**SHORT EXERCISE**
Repeat all of the material below exactly as written, images excluded.
── SUPPLIED MATERIAL ──
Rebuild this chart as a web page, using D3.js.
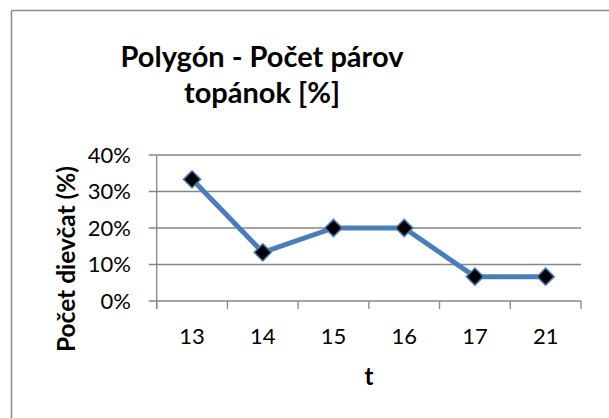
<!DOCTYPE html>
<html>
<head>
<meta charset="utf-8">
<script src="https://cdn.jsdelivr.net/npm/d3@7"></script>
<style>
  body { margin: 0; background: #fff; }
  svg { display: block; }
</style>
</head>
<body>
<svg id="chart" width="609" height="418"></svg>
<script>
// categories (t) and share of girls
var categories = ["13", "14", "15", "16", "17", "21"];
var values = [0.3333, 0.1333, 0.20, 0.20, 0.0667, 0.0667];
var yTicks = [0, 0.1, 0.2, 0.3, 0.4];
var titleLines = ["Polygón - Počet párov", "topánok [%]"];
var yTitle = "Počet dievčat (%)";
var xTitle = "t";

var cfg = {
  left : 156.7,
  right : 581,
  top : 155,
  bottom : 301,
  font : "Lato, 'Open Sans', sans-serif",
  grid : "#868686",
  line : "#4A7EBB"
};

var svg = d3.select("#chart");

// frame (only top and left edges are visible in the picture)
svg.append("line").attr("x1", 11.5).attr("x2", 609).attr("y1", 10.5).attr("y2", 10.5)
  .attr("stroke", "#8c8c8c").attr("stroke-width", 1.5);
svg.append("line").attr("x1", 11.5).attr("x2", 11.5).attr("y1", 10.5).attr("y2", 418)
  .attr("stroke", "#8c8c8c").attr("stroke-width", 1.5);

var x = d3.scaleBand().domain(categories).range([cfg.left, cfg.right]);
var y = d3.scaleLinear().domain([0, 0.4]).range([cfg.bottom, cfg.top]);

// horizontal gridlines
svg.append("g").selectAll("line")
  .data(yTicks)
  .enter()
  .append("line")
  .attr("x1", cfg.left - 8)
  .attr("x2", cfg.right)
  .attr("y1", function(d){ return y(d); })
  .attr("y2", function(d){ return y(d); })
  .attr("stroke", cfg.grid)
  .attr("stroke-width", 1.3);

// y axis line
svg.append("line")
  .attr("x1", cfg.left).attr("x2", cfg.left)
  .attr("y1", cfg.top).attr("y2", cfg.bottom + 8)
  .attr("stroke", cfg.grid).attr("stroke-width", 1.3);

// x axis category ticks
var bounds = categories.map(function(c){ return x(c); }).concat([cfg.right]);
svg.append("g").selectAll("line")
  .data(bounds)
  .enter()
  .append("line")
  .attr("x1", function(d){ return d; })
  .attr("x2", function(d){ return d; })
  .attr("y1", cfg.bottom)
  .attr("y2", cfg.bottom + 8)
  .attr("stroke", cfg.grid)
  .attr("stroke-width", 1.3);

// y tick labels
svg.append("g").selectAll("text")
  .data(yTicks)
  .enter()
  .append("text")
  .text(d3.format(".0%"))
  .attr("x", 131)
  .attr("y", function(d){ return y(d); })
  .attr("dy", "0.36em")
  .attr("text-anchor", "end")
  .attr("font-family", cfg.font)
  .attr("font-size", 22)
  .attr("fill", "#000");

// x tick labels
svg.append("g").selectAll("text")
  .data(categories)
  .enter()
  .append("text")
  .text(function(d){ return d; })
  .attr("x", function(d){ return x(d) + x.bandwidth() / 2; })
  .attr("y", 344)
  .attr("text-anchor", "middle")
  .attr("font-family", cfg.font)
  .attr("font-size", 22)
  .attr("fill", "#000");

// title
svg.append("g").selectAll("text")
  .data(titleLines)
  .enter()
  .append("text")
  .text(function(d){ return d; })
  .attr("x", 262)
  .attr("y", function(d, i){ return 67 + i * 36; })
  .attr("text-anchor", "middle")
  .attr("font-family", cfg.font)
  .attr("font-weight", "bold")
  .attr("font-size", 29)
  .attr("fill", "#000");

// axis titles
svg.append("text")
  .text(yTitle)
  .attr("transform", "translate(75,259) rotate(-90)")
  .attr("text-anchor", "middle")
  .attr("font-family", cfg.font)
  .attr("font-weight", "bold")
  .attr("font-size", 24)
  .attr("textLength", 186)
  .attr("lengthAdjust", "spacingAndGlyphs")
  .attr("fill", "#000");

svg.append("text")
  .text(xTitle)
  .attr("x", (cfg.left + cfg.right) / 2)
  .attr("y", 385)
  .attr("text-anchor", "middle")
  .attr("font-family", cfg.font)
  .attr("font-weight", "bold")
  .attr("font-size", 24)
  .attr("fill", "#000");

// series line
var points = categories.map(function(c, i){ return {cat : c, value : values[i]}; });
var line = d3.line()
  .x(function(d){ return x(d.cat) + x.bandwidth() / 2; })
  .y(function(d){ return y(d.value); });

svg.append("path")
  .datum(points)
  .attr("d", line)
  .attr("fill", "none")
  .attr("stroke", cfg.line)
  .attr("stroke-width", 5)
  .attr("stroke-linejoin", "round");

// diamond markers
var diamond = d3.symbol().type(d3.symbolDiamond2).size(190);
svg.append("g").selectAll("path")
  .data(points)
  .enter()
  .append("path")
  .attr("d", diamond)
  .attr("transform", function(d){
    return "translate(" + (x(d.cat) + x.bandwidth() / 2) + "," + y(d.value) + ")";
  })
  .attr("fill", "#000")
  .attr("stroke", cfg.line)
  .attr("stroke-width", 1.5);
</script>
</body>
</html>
───
**ANSWER**
Rebuild this chart as a web page, using D3.js.
<!DOCTYPE html>
<html>
<head>
<meta charset="utf-8">
<script src="https://cdn.jsdelivr.net/npm/d3@7"></script>
<style>
  body { margin: 0; background: #fff; }
  svg { display: block; }
</style>
</head>
<body>
<svg id="chart" width="609" height="418"></svg>
<script>
// categories (t) and share of girls
var categories = ["13", "14", "15", "16", "17", "21"];
var values = [0.3333, 0.1333, 0.20, 0.20, 0.0667, 0.0667];
var yTicks = [0, 0.1, 0.2, 0.3, 0.4];
var titleLines = ["Polygón - Počet párov", "topánok [%]"];
var yTitle = "Počet dievčat (%)";
var xTitle = "t";

var cfg = {
  left : 156.7,
  right : 581,
  top : 155,
  bottom : 301,
  font : "Lato, 'Open Sans', sans-serif",
  grid : "#868686",
  line : "#4A7EBB"
};

var svg = d3.select("#chart");

// frame (only top and left edges are visible in the picture)
svg.append("line").attr("x1", 11.5).attr("x2", 609).attr("y1", 10.5).attr("y2", 10.5)
  .attr("stroke", "#8c8c8c").attr("stroke-width", 1.5);
svg.append("line").attr("x1", 11.5).attr("x2", 11.5).attr("y1", 10.5).attr("y2", 418)
  .attr("stroke", "#8c8c8c").attr("stroke-width", 1.5);

var x = d3.scaleBand().domain(categories).range([cfg.left, cfg.right]);
var y = d3.scaleLinear().domain([0, 0.4]).range([cfg.bottom, cfg.top]);

// horizontal gridlines
svg.append("g").selectAll("line")
  .data(yTicks)
  .enter()
  .append("line")
  .attr("x1", cfg.left - 8)
  .attr("x2", cfg.right)
  .attr("y1", function(d){ return y(d); })
  .attr("y2", function(d){ return y(d); })
  .attr("stroke", cfg.grid)
  .attr("stroke-width", 1.3);

// y axis line
svg.append("line")
  .attr("x1", cfg.left).attr("x2", cfg.left)
  .attr("y1", cfg.top).attr("y2", cfg.bottom + 8)
  .attr("stroke", cfg.grid).attr("stroke-width", 1.3);

// x axis category ticks
var bounds = categories.map(function(c){ return x(c); }).concat([cfg.right]);
svg.append("g").selectAll("line")
  .data(bounds)
  .enter()
  .append("line")
  .attr("x1", function(d){ return d; })
  .attr("x2", function(d){ return d; })
  .attr("y1", cfg.bottom)
  .attr("y2", cfg.bottom + 8)
  .attr("stroke", cfg.grid)
  .attr("stroke-width", 1.3);

// y tick labels
svg.append("g").selectAll("text")
  .data(yTicks)
  .enter()
  .append("text")
  .text(d3.format(".0%"))
  .attr("x", 131)
  .attr("y", function(d){ return y(d); })
  .attr("dy", "0.36em")
  .attr("text-anchor", "end")
  .attr("font-family", cfg.font)
  .attr("font-size", 22)
  .attr("fill", "#000");

// x tick labels
svg.append("g").selectAll("text")
  .data(categories)
  .enter()
  .append("text")
  .text(function(d){ return d; })
  .attr("x", function(d){ return x(d) + x.bandwidth() / 2; })
  .attr("y", 344)
  .attr("text-anchor", "middle")
  .attr("font-family", cfg.font)
  .attr("font-size", 22)
  .attr("fill", "#000");

// title
svg.append("g").selectAll("text")
  .data(titleLines)
  .enter()
  .append("text")
  .text(function(d){ return d; })
  .attr("x", 262)
  .attr("y", function(d, i){ return 67 + i * 36; })
  .attr("text-anchor", "middle")
  .attr("font-family", cfg.font)
  .attr("font-weight", "bold")
  .attr("font-size", 29)
  .attr("fill", "#000");

// axis titles
svg.append("text")
  .text(yTitle)
  .attr("transform", "translate(75,259) rotate(-90)")
  .attr("text-anchor", "middle")
  .attr("font-family", cfg.font)
  .attr("font-weight", "bold")
  .attr("font-size", 24)
  .attr("textLength", 186)
  .attr("lengthAdjust", "spacingAndGlyphs")
  .attr("fill", "#000");

svg.append("text")
  .text(xTitle)
  .attr("x", (cfg.left + cfg.right) / 2)
  .attr("y", 385)
  .attr("text-anchor", "middle")
  .attr("font-family", cfg.font)
  .attr("font-weight", "bold")
  .attr("font-size", 24)
  .attr("fill", "#000");

// series line
var points = categories.map(function(c, i){ return {cat : c, value : values[i]}; });
var line = d3.line()
  .x(function(d){ return x(d.cat) + x.bandwidth() / 2; })
  .y(function(d){ return y(d.value); });

svg.append("path")
  .datum(points)
  .attr("d", line)
  .attr("fill", "none")
  .attr("stroke", cfg.line)
  .attr("stroke-width", 5)
  .attr("stroke-linejoin", "round");

// diamond markers
var diamond = d3.symbol().type(d3.symbolDiamond2).size(190);
svg.append("g").selectAll("path")
  .data(points)
  .enter()
  .append("path")
  .attr("d", diamond)
  .attr("transform", function(d){
    return "translate(" + (x(d.cat) + x.bandwidth() / 2) + "," + y(d.value) + ")";
  })
  .attr("fill", "#000")
  .attr("stroke", cfg.line)
  .attr("stroke-width", 1.5);
</script>
</body>
</html>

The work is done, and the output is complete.